(DATA SECTION)
%%

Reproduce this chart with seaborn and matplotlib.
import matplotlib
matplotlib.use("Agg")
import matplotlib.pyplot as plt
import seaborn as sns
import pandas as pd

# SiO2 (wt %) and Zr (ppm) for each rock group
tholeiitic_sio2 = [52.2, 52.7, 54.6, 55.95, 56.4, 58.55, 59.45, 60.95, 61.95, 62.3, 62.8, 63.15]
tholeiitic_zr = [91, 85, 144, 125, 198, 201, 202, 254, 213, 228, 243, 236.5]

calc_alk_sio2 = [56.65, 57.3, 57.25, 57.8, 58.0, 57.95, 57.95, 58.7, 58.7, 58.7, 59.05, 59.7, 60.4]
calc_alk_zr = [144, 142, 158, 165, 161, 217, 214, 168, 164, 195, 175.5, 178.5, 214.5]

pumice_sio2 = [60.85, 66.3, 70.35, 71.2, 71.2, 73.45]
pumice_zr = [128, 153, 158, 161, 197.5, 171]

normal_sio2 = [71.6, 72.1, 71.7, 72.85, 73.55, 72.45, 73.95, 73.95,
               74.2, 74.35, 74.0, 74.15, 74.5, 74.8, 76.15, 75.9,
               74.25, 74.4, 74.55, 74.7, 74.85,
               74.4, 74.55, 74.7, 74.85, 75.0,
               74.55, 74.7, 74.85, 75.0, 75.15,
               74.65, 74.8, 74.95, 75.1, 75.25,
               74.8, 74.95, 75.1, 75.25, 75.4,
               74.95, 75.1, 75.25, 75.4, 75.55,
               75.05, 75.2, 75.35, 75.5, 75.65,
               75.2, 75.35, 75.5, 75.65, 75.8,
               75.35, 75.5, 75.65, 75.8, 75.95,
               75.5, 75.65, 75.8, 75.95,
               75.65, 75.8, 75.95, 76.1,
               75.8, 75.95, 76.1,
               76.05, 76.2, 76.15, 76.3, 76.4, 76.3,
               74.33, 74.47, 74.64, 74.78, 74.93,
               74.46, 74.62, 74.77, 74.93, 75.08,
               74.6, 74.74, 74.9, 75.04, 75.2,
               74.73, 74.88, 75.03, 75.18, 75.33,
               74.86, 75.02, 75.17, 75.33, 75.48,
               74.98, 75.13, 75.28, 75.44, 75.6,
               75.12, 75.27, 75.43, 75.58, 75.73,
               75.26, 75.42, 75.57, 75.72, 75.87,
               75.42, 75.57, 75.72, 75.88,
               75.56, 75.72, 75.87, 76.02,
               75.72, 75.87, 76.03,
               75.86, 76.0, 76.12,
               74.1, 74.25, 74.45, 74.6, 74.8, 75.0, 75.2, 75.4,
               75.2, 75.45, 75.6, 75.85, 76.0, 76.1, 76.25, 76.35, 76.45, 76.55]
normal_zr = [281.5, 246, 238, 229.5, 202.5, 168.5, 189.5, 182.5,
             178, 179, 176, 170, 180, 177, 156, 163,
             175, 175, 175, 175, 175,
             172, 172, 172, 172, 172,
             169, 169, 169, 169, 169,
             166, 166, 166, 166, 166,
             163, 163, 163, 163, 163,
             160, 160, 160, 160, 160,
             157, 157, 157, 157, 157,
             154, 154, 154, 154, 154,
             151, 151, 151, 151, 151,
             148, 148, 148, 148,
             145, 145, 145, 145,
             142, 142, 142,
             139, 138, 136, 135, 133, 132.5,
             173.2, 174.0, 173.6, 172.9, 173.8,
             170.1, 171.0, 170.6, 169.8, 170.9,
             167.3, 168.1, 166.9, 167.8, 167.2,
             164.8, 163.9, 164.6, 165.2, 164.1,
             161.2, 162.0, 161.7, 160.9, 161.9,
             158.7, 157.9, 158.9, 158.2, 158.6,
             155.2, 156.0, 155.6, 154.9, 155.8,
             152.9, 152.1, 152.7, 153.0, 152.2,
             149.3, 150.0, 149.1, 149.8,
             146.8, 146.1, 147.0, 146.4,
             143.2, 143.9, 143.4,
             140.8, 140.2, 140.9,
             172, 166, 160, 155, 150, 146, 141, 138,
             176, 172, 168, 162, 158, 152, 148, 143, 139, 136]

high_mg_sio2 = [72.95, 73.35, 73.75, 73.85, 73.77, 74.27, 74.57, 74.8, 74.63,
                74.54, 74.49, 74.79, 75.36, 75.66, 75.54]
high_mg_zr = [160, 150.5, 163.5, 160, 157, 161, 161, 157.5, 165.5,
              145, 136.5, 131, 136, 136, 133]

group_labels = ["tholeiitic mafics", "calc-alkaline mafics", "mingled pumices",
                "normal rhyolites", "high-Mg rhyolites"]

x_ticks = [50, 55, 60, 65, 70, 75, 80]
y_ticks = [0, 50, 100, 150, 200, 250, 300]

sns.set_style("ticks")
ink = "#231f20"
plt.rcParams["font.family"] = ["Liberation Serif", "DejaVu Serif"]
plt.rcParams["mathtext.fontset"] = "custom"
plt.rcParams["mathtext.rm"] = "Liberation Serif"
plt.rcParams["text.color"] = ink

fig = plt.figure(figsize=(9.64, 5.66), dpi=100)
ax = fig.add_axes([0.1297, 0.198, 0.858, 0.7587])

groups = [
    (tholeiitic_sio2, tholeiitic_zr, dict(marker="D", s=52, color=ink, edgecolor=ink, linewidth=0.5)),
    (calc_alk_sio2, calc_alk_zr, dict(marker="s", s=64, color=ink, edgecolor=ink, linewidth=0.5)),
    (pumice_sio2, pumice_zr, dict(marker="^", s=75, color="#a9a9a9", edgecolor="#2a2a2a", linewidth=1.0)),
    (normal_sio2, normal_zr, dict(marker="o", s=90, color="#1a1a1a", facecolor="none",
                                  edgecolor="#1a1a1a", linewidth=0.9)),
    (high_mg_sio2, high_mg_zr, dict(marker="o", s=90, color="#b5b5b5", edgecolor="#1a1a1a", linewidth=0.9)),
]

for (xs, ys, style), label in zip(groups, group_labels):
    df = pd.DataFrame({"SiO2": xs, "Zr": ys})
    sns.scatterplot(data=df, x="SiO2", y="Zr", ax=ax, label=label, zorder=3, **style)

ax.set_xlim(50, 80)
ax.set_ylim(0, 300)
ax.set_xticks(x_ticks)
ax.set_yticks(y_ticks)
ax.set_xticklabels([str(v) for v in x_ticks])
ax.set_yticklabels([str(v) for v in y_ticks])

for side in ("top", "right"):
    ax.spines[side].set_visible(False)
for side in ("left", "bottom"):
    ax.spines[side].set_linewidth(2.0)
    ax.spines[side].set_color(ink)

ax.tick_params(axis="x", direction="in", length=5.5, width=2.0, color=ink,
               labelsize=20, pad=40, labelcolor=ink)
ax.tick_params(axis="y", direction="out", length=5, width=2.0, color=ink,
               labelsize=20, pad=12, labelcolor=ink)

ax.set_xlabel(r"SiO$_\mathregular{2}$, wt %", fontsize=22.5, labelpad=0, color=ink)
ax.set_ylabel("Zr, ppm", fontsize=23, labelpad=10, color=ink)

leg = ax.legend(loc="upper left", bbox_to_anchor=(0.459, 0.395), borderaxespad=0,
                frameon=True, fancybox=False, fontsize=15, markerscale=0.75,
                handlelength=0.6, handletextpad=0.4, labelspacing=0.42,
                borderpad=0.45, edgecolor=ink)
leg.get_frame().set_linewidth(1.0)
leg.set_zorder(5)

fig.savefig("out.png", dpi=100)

%%

(REQUIREMENTS) Quote exactly the opening line of the material above and every line after it, up to and including the line that contains "pumice_zr = [128, 153, 158, 161, 197.5, 171]".

(ANSWER TO THE EXERCISE)
Reproduce this chart with seaborn and matplotlib.
import matplotlib
matplotlib.use("Agg")
import matplotlib.pyplot as plt
import seaborn as sns
import pandas as pd

# SiO2 (wt %) and Zr (ppm) for each rock group
tholeiitic_sio2 = [52.2, 52.7, 54.6, 55.95, 56.4, 58.55, 59.45, 60.95, 61.95, 62.3, 62.8, 63.15]
tholeiitic_zr = [91, 85, 144, 125, 198, 201, 202, 254, 213, 228, 243, 236.5]

calc_alk_sio2 = [56.65, 57.3, 57.25, 57.8, 58.0, 57.95, 57.95, 58.7, 58.7, 58.7, 59.05, 59.7, 60.4]
calc_alk_zr = [144, 142, 158, 165, 161, 217, 214, 168, 164, 195, 175.5, 178.5, 214.5]

pumice_sio2 = [60.85, 66.3, 70.35, 71.2, 71.2, 73.45]
pumice_zr = [128, 153, 158, 161, 197.5, 171]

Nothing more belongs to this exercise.